I like to think that all small business owners want to provide great customer service to go along with their online presences. However, there are times when you need to be in front of your client to really help them.
Unfortunately that is not always possible.
So, until you can magically transport yourself to their locations, or have so much time on your hands that you can drop everything and drive over to physically visit them every time they need you, I say, “embrace technology!”
Now, as you might have figured out from my previous ramblings, I love technology. So, it’s easy for me to say but not always easy for non-tech types to implement. But I promise that what I am about to tell you is easy for anyone to do — well, as long as you know how to operate a computer. If not, then you might be out of luck on this one.
Do you know Jing?
I recently got a message from a business associate who was struggling with how to do something online. He messaged me and asked if I could help.
Ideally, when showing someone how to do something online, you want to be there in person to walk them through the process. Otherwise, you end up spending 20 minutes trying to explain how to get where they need to be and what to do once they are there. In person, this process would take all of five minutes. You never get those wasted 15 minutes back, and the time spent doesn’t even accomplish anything useful — unless you were trying to frustrate your valued client, who now thinks you would get lost inside a brown paper sack.
You would have been better off letting the phone go to voicemail and pretending that the message was never delivered. I am not recommending you do that, but it would have been far less frustrating for both of you.
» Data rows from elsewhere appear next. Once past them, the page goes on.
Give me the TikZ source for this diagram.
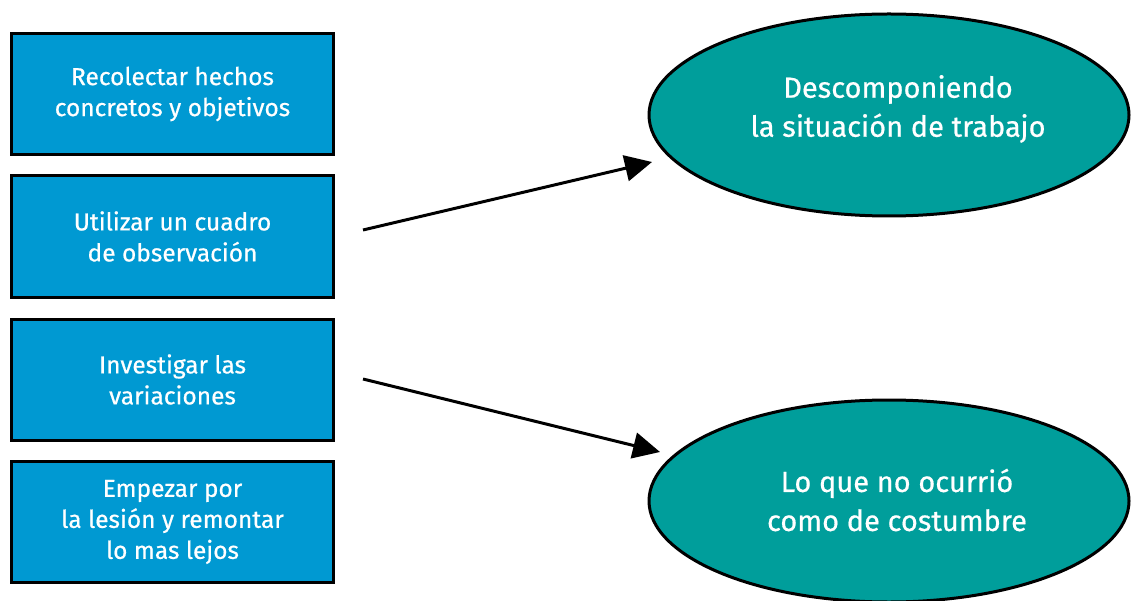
\documentclass[tikz,border=0pt]{standalone}
\usepackage{fontspec}
\setmainfont{Fira Sans}[UprightFeatures={FakeBold=0.6}]
\usetikzlibrary{arrows.meta,shapes.geometric}
\definecolor{boxblue}{RGB}{0,153,210}
\definecolor{tealfill}{RGB}{0,158,155}
\tikzset{
  stepbox/.style={draw=black, line width=3pt, fill=boxblue, minimum width=322pt, minimum height=121pt,
    text=white, align=center, font=\fontsize{24.5}{31}\selectfont, inner sep=0pt},
  goal/.style={draw=black, line width=3pt, fill=tealfill, ellipse, minimum width=480pt, minimum height=202pt, inner sep=0pt},
  goaltext/.style={text=white, align=center, font=\fontsize{29}{39}\selectfont, inner sep=0pt},
  conn/.style={line width=3pt, -{Triangle[length=27pt,width=26pt]}}
}
\begin{document}
\begin{tikzpicture}[x=1pt,y=-1pt]
\useasboundingbox (0,0) rectangle (1131,601);
\node[stepbox] (b1) at (172.5,94) {Recolectar hechos\\concretos y objetivos};
\node[stepbox] (b2) at (172.5,236.5) {Utilizar un cuadro\\de observación};
\node[stepbox] (b3) at (172.5,379.5) {Investigar las\\variaciones};
\node[stepbox] (b4) at (172.5,522) {Empezar por\\la lesión y remontar\\lo mas lejos};
\node[goal] (e1) at (889,115) {};
\node[goaltext] (t1text) at (898,109) {Descomponiendo\\la situación de trabajo};
\node[goal] (e2) at (889,501) {};
\node[goaltext] (t2text) at (897,500) {Lo que no ocurrió\\como de costumbre};
\coordinate (s1) at (363,230);
\coordinate (t1) at (652,162);
\coordinate (s2) at (363,379);
\coordinate (t2) at (660,452);
\draw[conn] (s1) -- (t1);
\draw[conn] (s2) -- (t2);
\end{tikzpicture}
\end{document}
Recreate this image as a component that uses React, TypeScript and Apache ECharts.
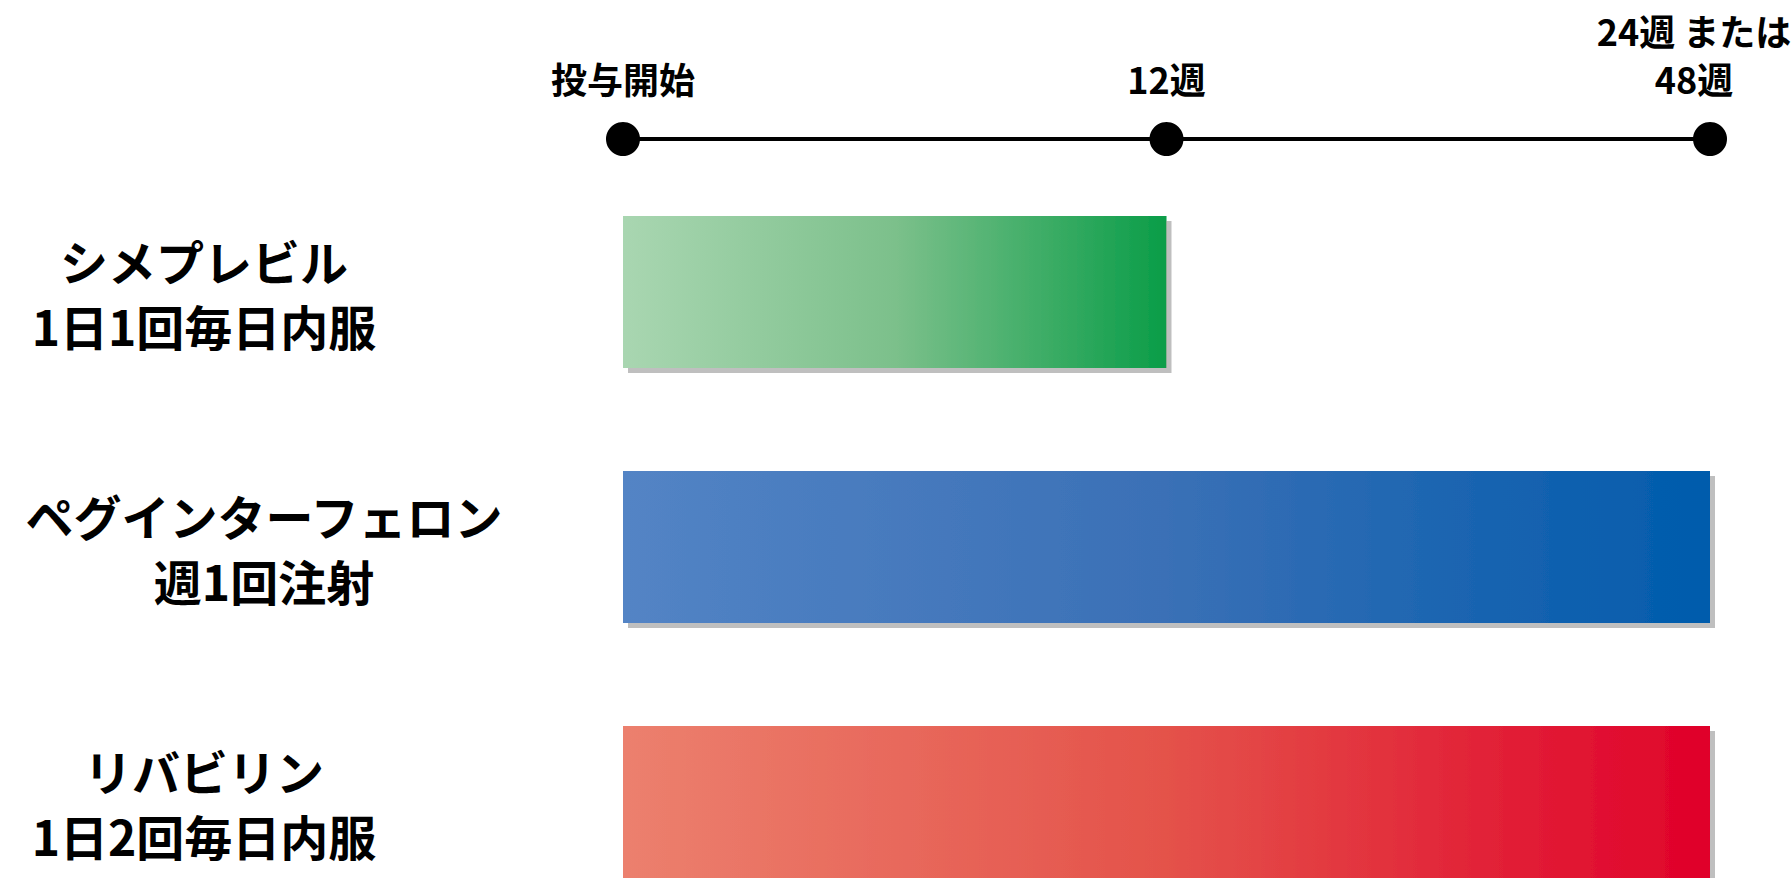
import React, { useEffect, useRef } from "react";
import * as echarts from "echarts";

// Timeline milestones (position index on the schedule axis)
const milestoneLabels = ["投与開始", "12週", "24週 または\n48週"];
const milestonePositions = [0, 1, 2];

// Drugs and their treatment span (end position on the schedule axis)
const drugNames = [
  "シメプレビル\n1日1回毎日内服",
  "ペグインターフェロン\n週1回注射",
  "リバビリン\n1日2回毎日内服",
];
const treatmentEnd = [1, 2, 2];
const barGradients = [
  ["#a9d6b1", "#7cc08b", "#0a9d48"],
  ["#5384c5", "#3a70b6", "#005bac"],
  ["#ec806e", "#e4524a", "#e0002a"],
];

const FONT = '"Noto Sans CJK JP", "Noto Sans", sans-serif';
// extra left padding of each category label (shifts its centre right by half)
const labelPadLeft = [0, 120, 0];

export default function App() {
  const ref = useRef<HTMLDivElement>(null);

  useEffect(() => {
    document.body.style.margin = "0";
    const chart = echarts.init(ref.current!, null, { renderer: "svg" });

    const barData = treatmentEnd.map((v, i) => ({
      value: v,
      itemStyle: {
        color: {
          type: "linear",
          x: 0,
          y: 0,
          x2: 1,
          y2: 0,
          colorStops: [
            { offset: 0, color: barGradients[i][0] },
            { offset: 0.5, color: barGradients[i][1] },
            { offset: 1, color: barGradients[i][2] },
          ],
        },
        shadowColor: "#bfbfbf",
        shadowOffsetX: 5,
        shadowOffsetY: 5,
        shadowBlur: 0,
      },
    }));

    const timelineData = milestonePositions.map((p, i) => ({
      value: [p, 0],
      label:
        i === milestonePositions.length - 1
          ? { offset: [-16, 0] }
          : {},
    }));

    const baseText = {
      fontSize: 48,
      fontWeight: "bold",
      lineHeight: 65,
      color: "#000",
      fontFamily: FONT,
    };
    const rich: Record<string, any> = {};
    labelPadLeft.forEach((pad, i) => {
      rich["s" + i] = { ...baseText, padding: [0, 0, 0, pad] };
    });

    chart.setOption({
      animation: false,
      backgroundColor: "#ffffff",
      grid: [
        { left: 623, right: 82, top: 164.5, height: 765, containLabel: false, outerBoundsMode: "none" },
        { left: 623, right: 82, top: 100, height: 78, containLabel: false, outerBoundsMode: "none" },
      ],
      xAxis: [
        { type: "value", gridIndex: 0, min: 0, max: 2, show: false },
        { type: "value", gridIndex: 1, min: 0, max: 2, show: false },
      ],
      yAxis: [
        {
          type: "category",
          gridIndex: 0,
          inverse: true,
          data: drugNames,
          axisLine: { show: false },
          axisTick: { show: false },
          splitLine: { show: false },
          axisLabel: {
            align: "center",
            margin: 419,
            ...baseText,
            formatter: (value: string, index: number) =>
              value
                .split("\n")
                .map((line) => `{s${index}|${line}}`)
                .join("\n"),
            rich,
          },
        },
        { type: "value", gridIndex: 1, min: -1, max: 1, show: false },
      ],
      series: [
        {
          type: "bar",
          xAxisIndex: 0,
          yAxisIndex: 0,
          barWidth: 152,
          data: barData,
        },
        {
          type: "line",
          xAxisIndex: 1,
          yAxisIndex: 1,
          data: timelineData,
          symbol: "circle",
          symbolSize: 34,
          lineStyle: { color: "#000", width: 4 },
          itemStyle: { color: "#000" },
          label: {
            show: true,
            position: "top",
            distance: 20,
            formatter: (p: any) => milestoneLabels[p.dataIndex],
            fontSize: 36,
            fontWeight: "bold",
            lineHeight: 48,
            color: "#000",
            fontFamily: FONT,
            align: "center",
          },
        },
      ],
    });

    return () => chart.dispose();
  }, []);

  return <div ref={ref} style={{ width: 1792, height: 878 }} />;
}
In this instance, instead of trying to give a blind explanation, I opened an application called Jing that I had previously downloaded from techsmith.com. Their free plan allows me to not only record my computer screen, but also my voice for up to five minutes. Plenty of time to show my friend how to accomplish what he was trying to do.
It really is that easy.
Let’s review. Select the area of your screen that you want to share and click record. Use your mouse and voice to navigate through the Internet or whatever you are trying to showcase. When you are done, click stop.
The program will automatically upload the video to Jing’s server and give you a link to share. Send the link to your client and you’re done.
In some instances a full-on video screenshot would be overkill. With Jing, you also can take a simple screenshot and make notes using text and arrows to explain how to do something.
Either way, you look like a rock star — deserving of an award for exceptional customer service. Next time someone calls you and can’t figure out how to do something on your website, you know what to do.
Go to…. Join.me?
But, wait. What if the situation needs more of a two-way conversation? Perhaps it’s a meeting or training session about how to use something on your website, or sharing a PowerPoint presentation.
As you might have guessed, I have a technology solution for that as well.
You’ve likely heard of Go To Meeting. It’s great, but costs $49 a month and makes your participants download the company’s software to log in.
As a participant of a “Go To Meeting,” I’ve found logging in a bit cumbersome. The last thing you want is for your client to get confused or frustrated when they try to connect to your meeting.
I also like free and easy. So, I prefer using Join.me.
It still requires me to download the software to share my screen, but only requires my participants to click on the URL I send them. That makes “logging in” super easy.
Using a meeting/screen sharing tool like Join.me makes it feel like you’re right there with the person. Once they are viewing your screen, they can see everything you are doing real time — and ask questions.
Based on those questions, you can alter your presentation to make sure they get the most out of it. Doing this with just a recorded video or simple screen share would be difficult.
Think about implementing this type of tech as part of your company’s customer service process. I promise, it will take the fuss out of helping your clients.
Can’t think of how this would help your business? Consider how easy it would be to explain how to order from your online store or where to enter that discount code.
The possibilities are endless!
Or you could try unplugging your phone and hope that your customers figure out their questions on their own — because a blind explanation is rarely helpful when it comes to the online world.